Die Politik des zweiten Quartals hatte zu einem sprunghaften Anstieg des Kreditvolumens geführt. Die aktuellen Maßnahmen bedeuten eine abrupte Bremse. Was in einem Fahrzeug zu einer Verunsicherung der Mitfahrer führt, gilt wohl auch für eine Volkswirtschaft. Nur mit einem Unterschied. Denn während einige vielleicht auf die Aufnahme eines Kredites verzichten werden, weil er nun unattraktiv geworden ist, verschärft die neue Politik für andere, die von „einem Kredit zum anderen“ leben, die Existenzmöglichkeit. Betrachtet man diese Entwicklung vor dem Hintergrund der Jahreszeiten, so standen im Frühsommer und Sommer – Jahreszeiten in denen das Leben billiger ist – großzügige Finanzierungsmöglichkeiten bereit, doch beim Übergang zum Herbst versiegt das Geld. Die Folgen werden Armut, höhere Arbeitslosigkeit und Verunsicherung sein.

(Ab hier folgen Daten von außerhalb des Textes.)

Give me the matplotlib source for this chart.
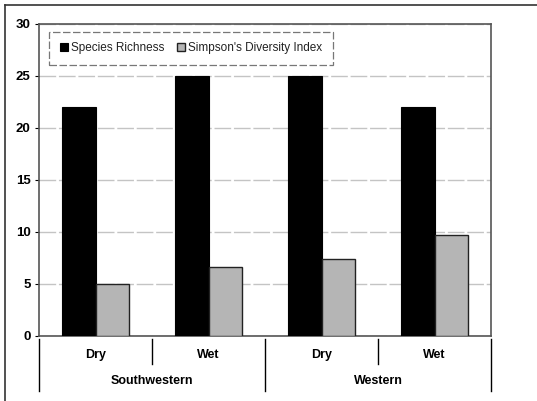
import matplotlib.pyplot as plt
import numpy as np
from matplotlib.lines import Line2D

plt.rcParams['font.family'] = ['Liberation Sans', 'DejaVu Sans']

# === Data ===
regions = ['Southwestern', 'Western']
seasons = ['Dry', 'Wet', 'Dry', 'Wet']
species_richness = [22, 25, 25, 22]
simpson_index = [5.0, 6.6, 7.4, 9.7]

# === Plot ===
fig = plt.figure(figsize=(5.37, 4.01), dpi=100)
ax = fig.add_axes([39 / 537, 65 / 401, 452 / 537, 312 / 401])

x = np.arange(len(seasons))
w = 0.3
ax.bar(x - w / 2, species_richness, w, color='black', edgecolor='black',
       linewidth=0.8, label='Species Richness', zorder=3)
ax.bar(x + w / 2, simpson_index, w, color='#b5b5b5', edgecolor='#222222',
       linewidth=1.0, label="Simpson's Diversity Index", zorder=3)

ax.set_xlim(-0.5, len(seasons) - 0.5)
ax.set_ylim(0, 30)
ax.set_yticks(range(0, 31, 5))
ax.yaxis.grid(True, color='#c4c4c4', linewidth=1.0, linestyle=(0, (12, 2)), zorder=0)
ax.set_xticks([])
ax.tick_params(axis='y', length=3, width=0.8, pad=3)
for lbl in ax.get_yticklabels():
    lbl.set_fontweight('bold')
    lbl.set_fontsize(9.5)
for s in ax.spines.values():
    s.set_color('#555555')
    s.set_linewidth(1.2)

# category labels and separators below the axis
trans = ax.get_xaxis_transform()
for i, s in enumerate(seasons):
    ax.text(i, -0.06, s, transform=trans, ha='center', va='center',
            fontsize=9, fontweight='bold')
for b in [0.5, 2.5]:
    ax.add_line(Line2D([b, b], [-0.01, -0.09], transform=trans, color='black',
                       linewidth=1.0, clip_on=False))
for b in [-0.5, 1.5, 3.5]:
    ax.add_line(Line2D([b, b], [-0.01, -0.175], transform=trans, color='black',
                       linewidth=1.0, clip_on=False))
for j, r in enumerate(regions):
    ax.text(2 * j + 0.5, -0.145, r, transform=trans, ha='center', va='center',
            fontsize=9, fontweight='bold')

leg = ax.legend(loc='upper left', ncol=2, fontsize=8.5, frameon=True,
                fancybox=False, handlelength=0.7, handleheight=0.7,
                handletextpad=0.3, columnspacing=1.0,
                bbox_to_anchor=(0.022, 0.975), borderpad=0.9, borderaxespad=0)
leg.get_frame().set_edgecolor('#555555')
leg.get_frame().set_linewidth(0.9)
leg.get_frame().set_linestyle((0, (6, 2)))
for t in leg.get_texts():
    t.set_color('#222222')

# figure border (top and left)
fig.add_artist(Line2D([5 / 537, 1], [1 - 5 / 401, 1 - 5 / 401],
                      transform=fig.transFigure, color='#333333', linewidth=1.2))
fig.add_artist(Line2D([5 / 537, 5 / 537], [0, 1 - 5 / 401],
                      transform=fig.transFigure, color='#333333', linewidth=1.2))

plt.savefig('out.png', dpi=100)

Problematische Entwicklung des Außenhandels

Unter den Vorzeichen der Corona Pandemie ist der türkische Außenhandel rückläufig. Von Januar bis Juli ging der Export um 13,7 Prozent zurück. Doch die Importe sanken nur um 3,9 Prozent. Dementsprechend verschlechterte sich die Deckung der Importe durch die Exporte von 85,9 Prozent auf 77,2 Prozent. Angesichts der rückläufigen Deviseneinnahmen aus dem Tourismus zeichnet sich eine weitere Belastung der Zahlungsbilanz ab-

Gleichwohl sollte nicht vergessen werden, dass bei der Handelsentwicklung ein gewisser Trägheitseffekt besteht. Als im August 2018 die Türkische Lira extrem an Wert verlor, zeigten sich die Einbrüche beim Export vor allem im September und Oktober. Der aktuelle Wertverfall der Türkischen Lira wiederum wird erneut zu einem Importrückgang führen.

Auf der anderen Seite führt es wenig weiter, wenn Finanzminister Albayrak erklärt, zöge man die Gold-Importe ab, so läge das Außenhandelsdefizit nicht mehr bei 26,6 %, sondern nur noch bei 10 Prozent. Es ist wie ein Kind, dass sich sagt: „Hätte ich das Eis nicht gegessen, hätte ich noch einen Euro in der Tasche“. Auch wenn Albayrak wohl mit seiner Aussage andeuten möchte, dass das strukturelle Außenhandelsdefizit aufgrund der hohen Importabhängigkeit der türkischen Industrie gemindert worden sei, lässt sich eine solche Aussage nicht plausibel allein durch den Abzug der Gold-Importe treffen. Die Ersetzung von importierten Vor- und Zwischenprodukten benötigt einige Zeit und ein kalkulierbares Wirtschaftsumfeld, das Investitionen ermöglicht. Davon jedoch war in den vergangenen zwei Jahren wenig zu spüren.